_Description of the task_
Copy each line with the word "Emit" in it.

_Dataset records_
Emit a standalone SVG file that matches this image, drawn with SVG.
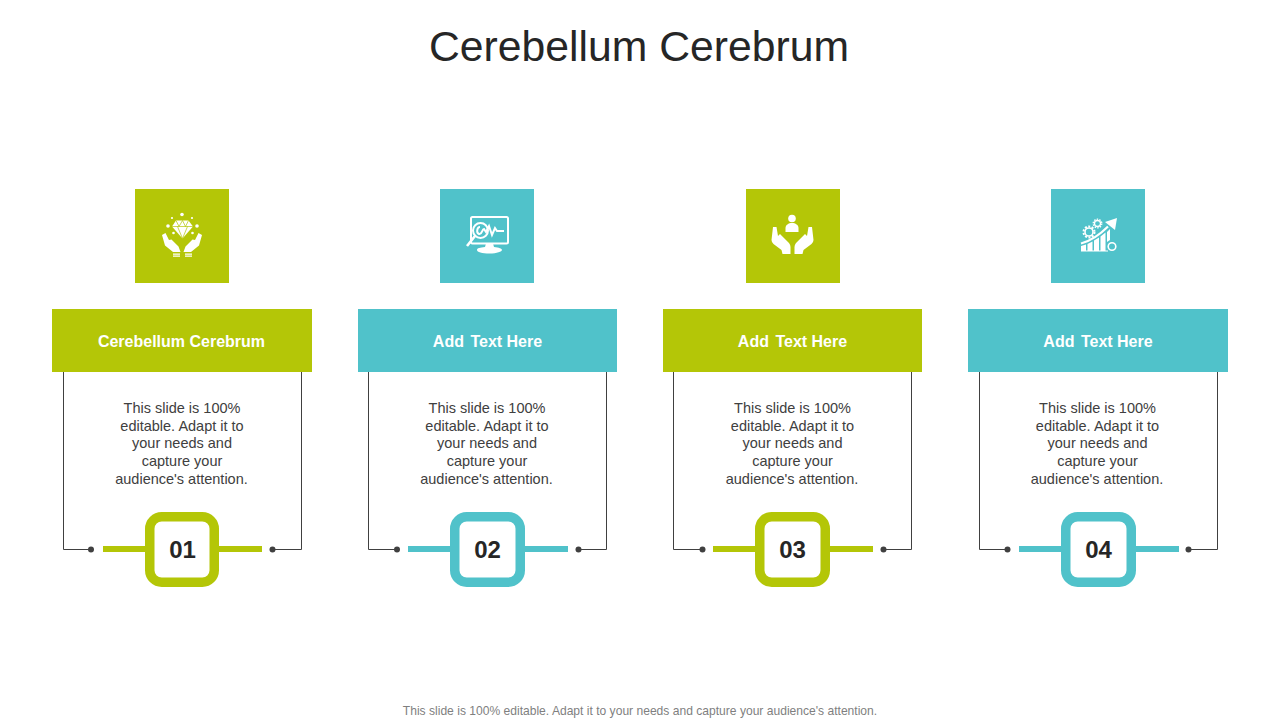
<svg xmlns="http://www.w3.org/2000/svg" width="1280" height="720" viewBox="0 0 1280 720">
<style>
text{font-family:"Liberation Sans",Arial,sans-serif;text-anchor:middle}
.title{font-size:42.7px;fill:#262626}
.head{font-size:16px;font-weight:700;fill:#fff}
.body{font-size:14.5px;fill:#404040}
.num{font-size:24px;font-weight:700;fill:#262626}
.foot{font-size:12.08px;fill:#7f7f7f}
.g{fill:#b4c607}.t{fill:#50c2ca}
.gs{stroke:#b4c607}.ts{stroke:#50c2ca}
.bar{stroke-width:6;fill:none}
.wire{stroke:#404040;stroke-width:1;fill:none}
.dot{fill:#404040}
.ic{fill:#fff;stroke:none}
.il{fill:none;stroke:#fff;stroke-width:2}
.ring{fill:#fff;stroke-width:9.500}
</style>
<rect width="1280" height="720" fill="#fff"/>
<text class="title" x="639" y="61">Cerebellum Cerebrum</text>
<g id="connectors">
<path class="wire" d="M63.500 372V549.500H91M301.500 372V549.500H272"/><circle class="dot" cx="91" cy="549.500" r="3"/><circle class="dot" cx="272.500" cy="549.500" r="3"/>
<path class="wire" d="M368.500 372V549.500H397M606.500 372V549.500H578"/><circle class="dot" cx="397" cy="549.500" r="3"/><circle class="dot" cx="578.500" cy="549.500" r="3"/>
<path class="wire" d="M673.500 372V549.500H702M911.500 372V549.500H883"/><circle class="dot" cx="702.500" cy="549.500" r="3"/><circle class="dot" cx="883.500" cy="549.500" r="3"/>
<path class="wire" d="M979.500 372V549.500H1007M1217.500 372V549.500H1188"/><circle class="dot" cx="1007.500" cy="549.500" r="3"/><circle class="dot" cx="1188.500" cy="549.500" r="3"/>
<path class="bar gs" d="M103 549H146M218 549H262"/>
<path class="bar ts" d="M408 549H451M525 549H568"/>
<path class="bar gs" d="M713 549H756M830 549H873"/>
<path class="bar ts" d="M1019 549H1062M1135 549H1179"/>
</g>
<g id="node-1">
<rect class="g" x="135" y="189" width="94" height="94"/>
<g id="icon-diamond">
<path class="ic" d="M176 220.500h12.500l4.500 6-10.500 12-10.500-12z"/>
<path d="M172 226.500h21M177.500 226.500l5 12 5-12M176 220.500l3 6 3.500-6 3 6 3-6" fill="none" stroke="#b4c607" stroke-width=".7"/>
<circle class="ic" cx="182" cy="214.500" r="1.800"/><circle class="ic" cx="172" cy="218" r="1.100"/><circle class="ic" cx="192" cy="218" r="1.100"/><circle class="ic" cx="168" cy="226" r="1.800"/><circle class="ic" cx="197" cy="226" r="1.800"/>
<circle class="ic" cx="173.500" cy="233" r="1.300"/><circle class="ic" cx="192.500" cy="233" r="1.300"/>
<path class="ic" d="M162 235l3.500-2 3.500 7 2.500-.5 7 7 2 5.500h-7.500l-8-6.500z"/>
<path class="ic" d="M202 235l-3.500-2-3.500 7-2.500-.5-7 7-2 5.500h7.500l8-6.500z"/>
<path class="ic" d="M173 253.500h7v1.200h-7zM173 255.500h7v1.200h-7zM185 253.500h7v1.200h-7zM185 255.500h7v1.200h-7z"/>
</g>
<rect class="g" x="52" y="309" width="260" height="63"/>
<text class="head" x="181.500" y="346.500">Cerebellum Cerebrum</text>
<text class="body"><tspan x="182" y="413">This slide is 100%</tspan><tspan x="182" y="431">editable. Adapt it to</tspan><tspan x="182" y="448">your needs and</tspan><tspan x="182" y="466">capture your</tspan><tspan x="181.500" y="484">audience's attention.</tspan></text>
<rect class="ring gs" x="149.750" y="516.750" width="64.500" height="65.500" rx="12"/>
<text class="num" x="182.500" y="558">01</text>
</g>
<g id="node-2">
<rect class="t" x="440" y="189" width="94" height="94"/>
<g id="icon-monitor">
<rect class="il" x="471" y="217" width="37" height="26.500" rx="1.500"/>
<path class="ic" d="M486 243.500h7l1 3.500c5 .5 8 1.500 8 3s-5 3.500-12.500 3.500S477 252 477 250s3-2.500 8-3z"/>
<circle cx="480.500" cy="230.500" r="7.500" fill="#50c2ca" stroke="#fff" stroke-width="2"/>
<path d="M475 236l-8 10" stroke="#fff" stroke-width="2.600" fill="none"/>
<path class="il" d="M480 227c-3 0-4 6-1 7s3-5 5-5l2 3 3-6 3 9 3-7 2 3h7" stroke-width="1.400"/>
</g>
<rect class="t" x="358" y="309" width="259" height="63"/>
<text class="head" x="487.500" y="346.500">Add<tspan dx="2"> Text Here</tspan></text>
<text class="body"><tspan x="487" y="413">This slide is 100%</tspan><tspan x="487" y="431">editable. Adapt it to</tspan><tspan x="487" y="448">your needs and</tspan><tspan x="487" y="466">capture your</tspan><tspan x="486.500" y="484">audience's attention.</tspan></text>
<rect class="ring ts" x="454.750" y="516.750" width="65.500" height="65.500" rx="12"/>
<text class="num" x="487.500" y="558">02</text>
</g>
<g id="node-3">
<rect class="g" x="746" y="189" width="94" height="94"/>
<g id="icon-care">
<circle class="ic" cx="792" cy="218.500" r="3.800"/>
<path class="ic" d="M785.500 232v-4c0-3 3-5 6.500-5s6.500 2 6.500 5v4z"/>
<path class="ic" d="M773 227h3.500l1.500 9 2-2 9 9q1.500 2 1.500 4v7h-8l-1-4-8-6q-2-2-2-4z"/>
<path class="ic" d="M812 227h-3.500l-1.500 9-2-2-9 9q-1.500 2-1.500 4v7h8l1-4 8-6q2-2 2-4z"/>
</g>
<rect class="g" x="663" y="309" width="259" height="63"/>
<text class="head" x="792.500" y="346.500">Add<tspan dx="2"> Text Here</tspan></text>
<text class="body"><tspan x="792.500" y="413">This slide is 100%</tspan><tspan x="792.500" y="431">editable. Adapt it to</tspan><tspan x="792.500" y="448">your needs and</tspan><tspan x="792.500" y="466">capture your</tspan><tspan x="792" y="484">audience's attention.</tspan></text>
<rect class="ring gs" x="759.750" y="516.750" width="65.500" height="65.500" rx="12"/>
<text class="num" x="792.500" y="558">03</text>
</g>
<g id="node-4">
<rect class="t" x="1051" y="189" width="94" height="94"/>
<g id="icon-growth">
<path d="M1081 243.500c11-3 20-10 27-17" stroke="#fff" stroke-width="2.200" fill="none"/>
<path class="ic" d="M1105 222l12-4-2 12z"/>
<path class="ic" d="M1081 246l5-1.500v6.500h-5zM1087.500 244l5-2.500v9.500h-5zM1094 240.500l5-3v13.500h-5zM1100.500 236.500l5-4v18.500h-5zM1081 250.500h27v1h-27z"/>
<circle cx="1089" cy="232" r="4" fill="none" stroke="#fff" stroke-width="1.600"/>
<circle cx="1089" cy="232" r="5.500" fill="none" stroke="#fff" stroke-width="2" stroke-dasharray="2 1.500"/>
<circle cx="1097.500" cy="223.500" r="3" fill="none" stroke="#fff" stroke-width="1.300"/>
<circle cx="1097.500" cy="223.500" r="4.300" fill="none" stroke="#fff" stroke-width="1.300" stroke-dasharray="1.500 1.200"/>
<circle cx="1112" cy="246.500" r="3.800" fill="#50c2ca" stroke="#fff" stroke-width="1.600"/>
<path class="ic" d="M1107 232l3-3v11l-3 2z"/>
</g>
<rect class="t" x="968" y="309" width="260" height="63"/>
<text class="head" x="1098" y="346.500">Add<tspan dx="2"> Text Here</tspan></text>
<text class="body"><tspan x="1097.500" y="413">This slide is 100%</tspan><tspan x="1097.500" y="431">editable. Adapt it to</tspan><tspan x="1097.500" y="448">your needs and</tspan><tspan x="1097.500" y="466">capture your</tspan><tspan x="1097" y="484">audience's attention.</tspan></text>
<rect class="ring ts" x="1065.750" y="516.750" width="65.500" height="65.500" rx="12"/>
<text class="num" x="1098.500" y="558">04</text>
</g>
<text class="foot" x="640" y="715">This slide is 100% editable. Adapt it to your needs and capture your audience's attention.</text>
</svg>
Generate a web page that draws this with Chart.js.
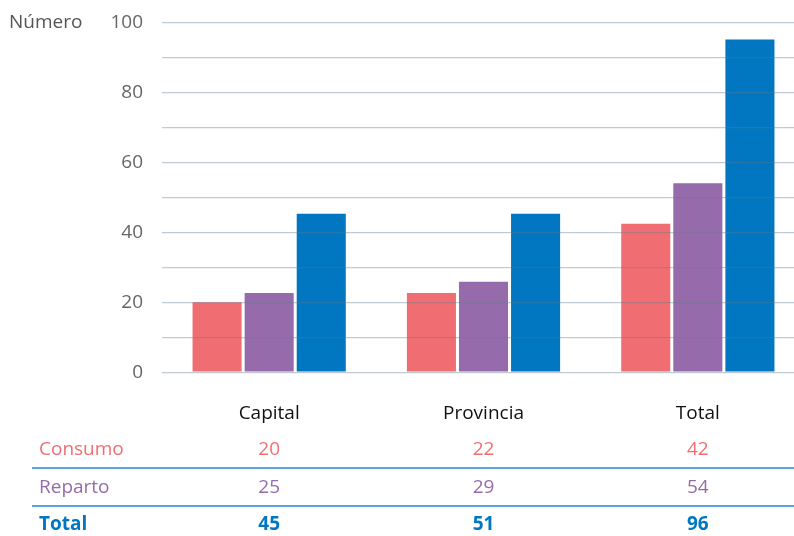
<!DOCTYPE html>
<html>
<head>
<meta charset="utf-8">
<script src="https://cdn.jsdelivr.net/npm/chart.js@4/dist/chart.umd.min.js"></script>
<style>
  html, body { margin: 0; padding: 0; background: #fff; overflow: hidden; }
  #wrap { width: 805px; height: 536px; }
</style>
</head>
<body>
<div id="wrap"><canvas id="chart" width="805" height="536"></canvas></div>
<script>
// categories and series (bar heights)
const categories = ['Capital', 'Provincia', 'Total'];
const consumoBars = [20, 22.7, 42.5];
const repartoBars = [22.7, 25.9, 54.1];
const totalBars = [45.4, 45.4, 95.3];

// figures printed in the table under the chart
const rowLabels = ['Consumo', 'Reparto', 'Total'];
const consumoRow = ['20', '22', '42'];
const repartoRow = ['25', '29', '54'];
const totalRow = ['45', '51', '96'];

const yTicks = [0, 20, 40, 60, 80, 100];

const RED = '#f06e72';
const PURPLE = '#966bab';
const BLUE = '#0077c0';
const FONT = "'Open Sans', sans-serif";

const tablePlugin = {
    id: 'tablePlugin',
    afterDraw(chart) {
        const ctx = chart.ctx;
        const x = chart.scales.x;
        ctx.save();

        // axis title
        ctx.font = `19px ${FONT}`;
        ctx.fillStyle = '#555';
        ctx.textAlign = 'left';
        ctx.textBaseline = 'middle';
        ctx.fillText('Número', 9, 23);

        const rows = [
            { label: rowLabels[0], vals: consumoRow, color: RED, bold: false, y: 450 },
            { label: rowLabels[1], vals: repartoRow, color: PURPLE, bold: false, y: 488 },
            { label: rowLabels[2], vals: totalRow, color: BLUE, bold: true, y: 525 },
        ];
        rows.forEach(r => {
            ctx.font = `${r.bold ? 'bold ' : ''}19px ${FONT}`;
            ctx.fillStyle = r.color;
            ctx.textAlign = 'left';
            ctx.fillText(r.label, 39, r.y);
            ctx.textAlign = 'center';
            r.vals.forEach((v, i) => ctx.fillText(v, x.getPixelForValue(i), r.y));
        });

        ctx.strokeStyle = '#2288d0';
        ctx.lineWidth = 1.4;
        [468, 506].forEach(y => {
            ctx.beginPath();
            ctx.moveTo(32, y);
            ctx.lineTo(805, y);
            ctx.stroke();
        });
        ctx.restore();
    }
};

new Chart(document.getElementById('chart'), {
    type: 'bar',
    data: {
        labels: categories,
        datasets: [
            { label: 'Consumo', data: consumoBars, backgroundColor: RED },
            { label: 'Reparto', data: repartoBars, backgroundColor: PURPLE },
            { label: 'Total', data: totalBars, backgroundColor: BLUE },
        ]
    },
    options: {
        responsive: false,
        animation: false,
        events: [],
        layout: { padding: { top: 0, right: 0, bottom: 81, left: 0 } },
        datasets: { bar: { categoryPercentage: 0.729, barPercentage: 0.942 } },
        plugins: {
            legend: { display: false },
            tooltip: { enabled: false },
        },
        scales: {
            x: {
                border: { display: false },
                grid: { display: false, drawTicks: false },
                ticks: { color: '#111', font: { family: FONT, size: 19 }, padding: 30 },
            },
            y: {
                min: 0,
                max: 100,
                border: { display: false },
                afterFit(scale) { scale.width = 162; },
                grid: { color: 'rgba(100,120,140,0.4)', lineWidth: 1.3, drawTicks: false, z: 1 },
                ticks: {
                    stepSize: 10,
                    autoSkip: false,
                    color: '#666',
                    font: { family: FONT, size: 19, lineHeight: 0.42 },
                    padding: 19,
                    callback: v => yTicks.includes(v) ? v : '',
                },
            }
        }
    },
    plugins: [tablePlugin]
});
</script>
</body>
</html>
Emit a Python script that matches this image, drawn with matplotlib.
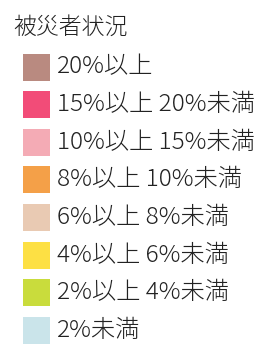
import matplotlib
matplotlib.use("Agg")
import matplotlib.pyplot as plt
from matplotlib.patches import Rectangle

plt.rcParams['font.family'] = ['Noto Sans CJK JP', 'DejaVu Sans']

title = "被災者状況"
labels = ["20%以上", "15%以上 20%未満", "10%以上 15%未満", "8%以上 10%未満",
          "6%以上 8%未満", "4%以上 6%未満", "2%以上 4%未満", "2%未満"]
colors = ["#b98a80", "#f24c78", "#f4abb5", "#f4a048", "#e9cab3",
          "#fde044", "#c9dc3c", "#cae4ea"]

W, H = 271, 357
fig = plt.figure(figsize=(W / 100, H / 100), dpi=100)
fig.patch.set_facecolor("white")
ax = fig.add_axes([0, 0, 1, 1])
ax.set_xlim(0, W)
ax.set_ylim(H, 0)
ax.axis("off")

ax.text(13, 27, title, fontsize=16.5, va="center", ha="left", color="#222222",
        fontweight="light")
y0, dy, sq = 67, 37.6, 27
for i, (lab, c) in enumerate(zip(labels, colors)):
    yc = y0 + i * dy
    ax.add_patch(Rectangle((23, yc - sq / 2), sq, sq, facecolor=c, edgecolor="none"))
    ax.text(57, yc, lab, fontsize=17.5, va="center", ha="left", color="#222222",
            fontweight="light")

fig.savefig("out.png", dpi=100, facecolor="white")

_Complete output_
Emit a standalone SVG file that matches this image, drawn with SVG.
Emit a Python script that matches this image, drawn with matplotlib.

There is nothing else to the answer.